(Data extract):
::::

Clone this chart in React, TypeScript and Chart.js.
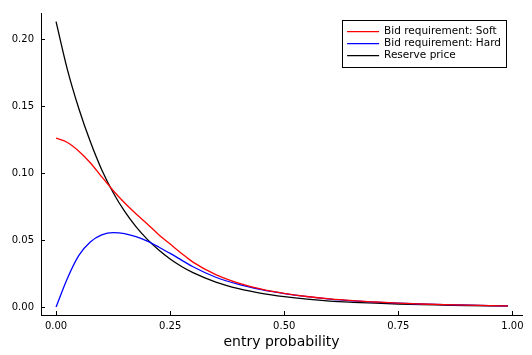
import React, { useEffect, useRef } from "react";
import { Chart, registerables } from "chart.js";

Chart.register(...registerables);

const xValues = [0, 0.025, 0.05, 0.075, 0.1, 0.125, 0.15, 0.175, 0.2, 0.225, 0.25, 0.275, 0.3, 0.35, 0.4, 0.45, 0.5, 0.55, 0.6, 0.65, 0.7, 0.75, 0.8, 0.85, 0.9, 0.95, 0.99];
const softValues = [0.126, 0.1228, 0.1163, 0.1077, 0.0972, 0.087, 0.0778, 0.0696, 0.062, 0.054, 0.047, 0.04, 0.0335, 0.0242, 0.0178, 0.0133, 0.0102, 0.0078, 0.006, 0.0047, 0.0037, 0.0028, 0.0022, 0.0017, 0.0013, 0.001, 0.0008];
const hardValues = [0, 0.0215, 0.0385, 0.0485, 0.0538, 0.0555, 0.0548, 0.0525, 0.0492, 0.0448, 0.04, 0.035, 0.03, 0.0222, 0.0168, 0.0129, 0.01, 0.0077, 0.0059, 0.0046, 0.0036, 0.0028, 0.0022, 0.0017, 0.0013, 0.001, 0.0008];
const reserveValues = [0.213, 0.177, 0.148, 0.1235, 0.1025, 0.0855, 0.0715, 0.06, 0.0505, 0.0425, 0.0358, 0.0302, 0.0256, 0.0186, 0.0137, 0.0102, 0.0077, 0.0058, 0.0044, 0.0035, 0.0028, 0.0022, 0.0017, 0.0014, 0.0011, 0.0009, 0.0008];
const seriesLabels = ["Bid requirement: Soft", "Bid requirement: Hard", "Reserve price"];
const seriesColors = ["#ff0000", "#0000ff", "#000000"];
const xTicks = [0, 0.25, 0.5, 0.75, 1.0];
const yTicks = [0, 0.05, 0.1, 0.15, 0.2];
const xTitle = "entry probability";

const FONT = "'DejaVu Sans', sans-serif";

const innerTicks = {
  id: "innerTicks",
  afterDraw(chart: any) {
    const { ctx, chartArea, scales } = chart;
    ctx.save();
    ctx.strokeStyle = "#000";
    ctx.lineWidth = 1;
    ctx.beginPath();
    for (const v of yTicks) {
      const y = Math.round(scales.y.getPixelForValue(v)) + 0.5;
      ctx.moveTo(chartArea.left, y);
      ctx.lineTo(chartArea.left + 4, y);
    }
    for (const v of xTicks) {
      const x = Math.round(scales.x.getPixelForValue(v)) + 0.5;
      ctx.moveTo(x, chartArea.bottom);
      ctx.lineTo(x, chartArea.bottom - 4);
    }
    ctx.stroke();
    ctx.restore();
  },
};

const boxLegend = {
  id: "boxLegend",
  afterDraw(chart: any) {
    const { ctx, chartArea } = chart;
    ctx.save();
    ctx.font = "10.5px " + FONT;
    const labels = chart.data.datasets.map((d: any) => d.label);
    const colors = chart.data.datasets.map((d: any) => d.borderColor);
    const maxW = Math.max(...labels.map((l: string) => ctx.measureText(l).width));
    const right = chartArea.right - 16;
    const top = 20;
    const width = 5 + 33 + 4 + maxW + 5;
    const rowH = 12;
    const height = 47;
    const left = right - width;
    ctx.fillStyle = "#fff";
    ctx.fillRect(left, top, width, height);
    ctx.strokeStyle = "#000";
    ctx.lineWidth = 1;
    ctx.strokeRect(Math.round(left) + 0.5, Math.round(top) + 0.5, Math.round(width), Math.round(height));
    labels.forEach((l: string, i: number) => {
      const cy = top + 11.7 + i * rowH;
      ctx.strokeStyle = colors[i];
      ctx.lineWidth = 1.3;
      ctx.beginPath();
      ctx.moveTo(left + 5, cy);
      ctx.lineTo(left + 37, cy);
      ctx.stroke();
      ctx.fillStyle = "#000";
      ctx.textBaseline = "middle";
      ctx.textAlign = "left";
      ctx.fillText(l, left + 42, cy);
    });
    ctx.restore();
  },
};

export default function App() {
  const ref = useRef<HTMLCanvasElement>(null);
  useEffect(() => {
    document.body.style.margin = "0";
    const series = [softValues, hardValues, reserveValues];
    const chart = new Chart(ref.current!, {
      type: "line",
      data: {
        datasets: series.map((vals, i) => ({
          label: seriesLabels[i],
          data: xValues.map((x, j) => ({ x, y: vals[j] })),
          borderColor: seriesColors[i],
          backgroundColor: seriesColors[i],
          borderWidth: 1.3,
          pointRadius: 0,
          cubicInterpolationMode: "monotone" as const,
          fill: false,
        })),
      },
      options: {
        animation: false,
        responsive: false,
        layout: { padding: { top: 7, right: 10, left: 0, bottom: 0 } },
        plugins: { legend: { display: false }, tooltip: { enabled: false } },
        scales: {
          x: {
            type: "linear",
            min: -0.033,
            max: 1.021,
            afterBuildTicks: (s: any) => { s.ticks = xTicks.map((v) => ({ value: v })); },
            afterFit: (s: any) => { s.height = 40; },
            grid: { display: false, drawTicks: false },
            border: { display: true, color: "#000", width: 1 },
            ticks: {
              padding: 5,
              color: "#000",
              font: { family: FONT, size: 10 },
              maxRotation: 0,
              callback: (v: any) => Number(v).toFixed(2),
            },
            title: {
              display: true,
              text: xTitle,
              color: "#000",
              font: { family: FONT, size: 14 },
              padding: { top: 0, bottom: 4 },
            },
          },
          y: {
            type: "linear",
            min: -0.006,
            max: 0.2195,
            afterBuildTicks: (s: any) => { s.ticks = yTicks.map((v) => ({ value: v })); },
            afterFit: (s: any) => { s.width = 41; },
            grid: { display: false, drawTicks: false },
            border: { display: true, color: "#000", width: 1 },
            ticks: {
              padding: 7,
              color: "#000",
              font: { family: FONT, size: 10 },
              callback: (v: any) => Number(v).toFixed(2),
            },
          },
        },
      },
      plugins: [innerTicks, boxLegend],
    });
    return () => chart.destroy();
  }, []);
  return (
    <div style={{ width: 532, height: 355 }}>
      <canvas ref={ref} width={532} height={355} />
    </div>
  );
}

::::

(Work to complete):
Omitting all images, print the listing exactly.

(Answer to this exercise):
Clone this chart in React, TypeScript and Chart.js.
import React, { useEffect, useRef } from "react";
import { Chart, registerables } from "chart.js";

Chart.register(...registerables);

const xValues = [0, 0.025, 0.05, 0.075, 0.1, 0.125, 0.15, 0.175, 0.2, 0.225, 0.25, 0.275, 0.3, 0.35, 0.4, 0.45, 0.5, 0.55, 0.6, 0.65, 0.7, 0.75, 0.8, 0.85, 0.9, 0.95, 0.99];
const softValues = [0.126, 0.1228, 0.1163, 0.1077, 0.0972, 0.087, 0.0778, 0.0696, 0.062, 0.054, 0.047, 0.04, 0.0335, 0.0242, 0.0178, 0.0133, 0.0102, 0.0078, 0.006, 0.0047, 0.0037, 0.0028, 0.0022, 0.0017, 0.0013, 0.001, 0.0008];
const hardValues = [0, 0.0215, 0.0385, 0.0485, 0.0538, 0.0555, 0.0548, 0.0525, 0.0492, 0.0448, 0.04, 0.035, 0.03, 0.0222, 0.0168, 0.0129, 0.01, 0.0077, 0.0059, 0.0046, 0.0036, 0.0028, 0.0022, 0.0017, 0.0013, 0.001, 0.0008];
const reserveValues = [0.213, 0.177, 0.148, 0.1235, 0.1025, 0.0855, 0.0715, 0.06, 0.0505, 0.0425, 0.0358, 0.0302, 0.0256, 0.0186, 0.0137, 0.0102, 0.0077, 0.0058, 0.0044, 0.0035, 0.0028, 0.0022, 0.0017, 0.0014, 0.0011, 0.0009, 0.0008];
const seriesLabels = ["Bid requirement: Soft", "Bid requirement: Hard", "Reserve price"];
const seriesColors = ["#ff0000", "#0000ff", "#000000"];
const xTicks = [0, 0.25, 0.5, 0.75, 1.0];
const yTicks = [0, 0.05, 0.1, 0.15, 0.2];
const xTitle = "entry probability";

const FONT = "'DejaVu Sans', sans-serif";

const innerTicks = {
  id: "innerTicks",
  afterDraw(chart: any) {
    const { ctx, chartArea, scales } = chart;
    ctx.save();
    ctx.strokeStyle = "#000";
    ctx.lineWidth = 1;
    ctx.beginPath();
    for (const v of yTicks) {
      const y = Math.round(scales.y.getPixelForValue(v)) + 0.5;
      ctx.moveTo(chartArea.left, y);
      ctx.lineTo(chartArea.left + 4, y);
    }
    for (const v of xTicks) {
      const x = Math.round(scales.x.getPixelForValue(v)) + 0.5;
      ctx.moveTo(x, chartArea.bottom);
      ctx.lineTo(x, chartArea.bottom - 4);
    }
    ctx.stroke();
    ctx.restore();
  },
};

const boxLegend = {
  id: "boxLegend",
  afterDraw(chart: any) {
    const { ctx, chartArea } = chart;
    ctx.save();
    ctx.font = "10.5px " + FONT;
    const labels = chart.data.datasets.map((d: any) => d.label);
    const colors = chart.data.datasets.map((d: any) => d.borderColor);
    const maxW = Math.max(...labels.map((l: string) => ctx.measureText(l).width));
    const right = chartArea.right - 16;
    const top = 20;
    const width = 5 + 33 + 4 + maxW + 5;
    const rowH = 12;
    const height = 47;
    const left = right - width;
    ctx.fillStyle = "#fff";
    ctx.fillRect(left, top, width, height);
    ctx.strokeStyle = "#000";
    ctx.lineWidth = 1;
    ctx.strokeRect(Math.round(left) + 0.5, Math.round(top) + 0.5, Math.round(width), Math.round(height));
    labels.forEach((l: string, i: number) => {
      const cy = top + 11.7 + i * rowH;
      ctx.strokeStyle = colors[i];
      ctx.lineWidth = 1.3;
      ctx.beginPath();
      ctx.moveTo(left + 5, cy);
      ctx.lineTo(left + 37, cy);
      ctx.stroke();
      ctx.fillStyle = "#000";
      ctx.textBaseline = "middle";
      ctx.textAlign = "left";
      ctx.fillText(l, left + 42, cy);
    });
    ctx.restore();
  },
};

export default function App() {
  const ref = useRef<HTMLCanvasElement>(null);
  useEffect(() => {
    document.body.style.margin = "0";
    const series = [softValues, hardValues, reserveValues];
    const chart = new Chart(ref.current!, {
      type: "line",
      data: {
        datasets: series.map((vals, i) => ({
          label: seriesLabels[i],
          data: xValues.map((x, j) => ({ x, y: vals[j] })),
          borderColor: seriesColors[i],
          backgroundColor: seriesColors[i],
          borderWidth: 1.3,
          pointRadius: 0,
          cubicInterpolationMode: "monotone" as const,
          fill: false,
        })),
      },
      options: {
        animation: false,
        responsive: false,
        layout: { padding: { top: 7, right: 10, left: 0, bottom: 0 } },
        plugins: { legend: { display: false }, tooltip: { enabled: false } },
        scales: {
          x: {
            type: "linear",
            min: -0.033,
            max: 1.021,
            afterBuildTicks: (s: any) => { s.ticks = xTicks.map((v) => ({ value: v })); },
            afterFit: (s: any) => { s.height = 40; },
            grid: { display: false, drawTicks: false },
            border: { display: true, color: "#000", width: 1 },
            ticks: {
              padding: 5,
              color: "#000",
              font: { family: FONT, size: 10 },
              maxRotation: 0,
              callback: (v: any) => Number(v).toFixed(2),
            },
            title: {
              display: true,
              text: xTitle,
              color: "#000",
              font: { family: FONT, size: 14 },
              padding: { top: 0, bottom: 4 },
            },
          },
          y: {
            type: "linear",
            min: -0.006,
            max: 0.2195,
            afterBuildTicks: (s: any) => { s.ticks = yTicks.map((v) => ({ value: v })); },
            afterFit: (s: any) => { s.width = 41; },
            grid: { display: false, drawTicks: false },
            border: { display: true, color: "#000", width: 1 },
            ticks: {
              padding: 7,
              color: "#000",
              font: { family: FONT, size: 10 },
              callback: (v: any) => Number(v).toFixed(2),
            },
          },
        },
      },
      plugins: [innerTicks, boxLegend],
    });
    return () => chart.destroy();
  }, []);
  return (
    <div style={{ width: 532, height: 355 }}>
      <canvas ref={ref} width={532} height={355} />
    </div>
  );
}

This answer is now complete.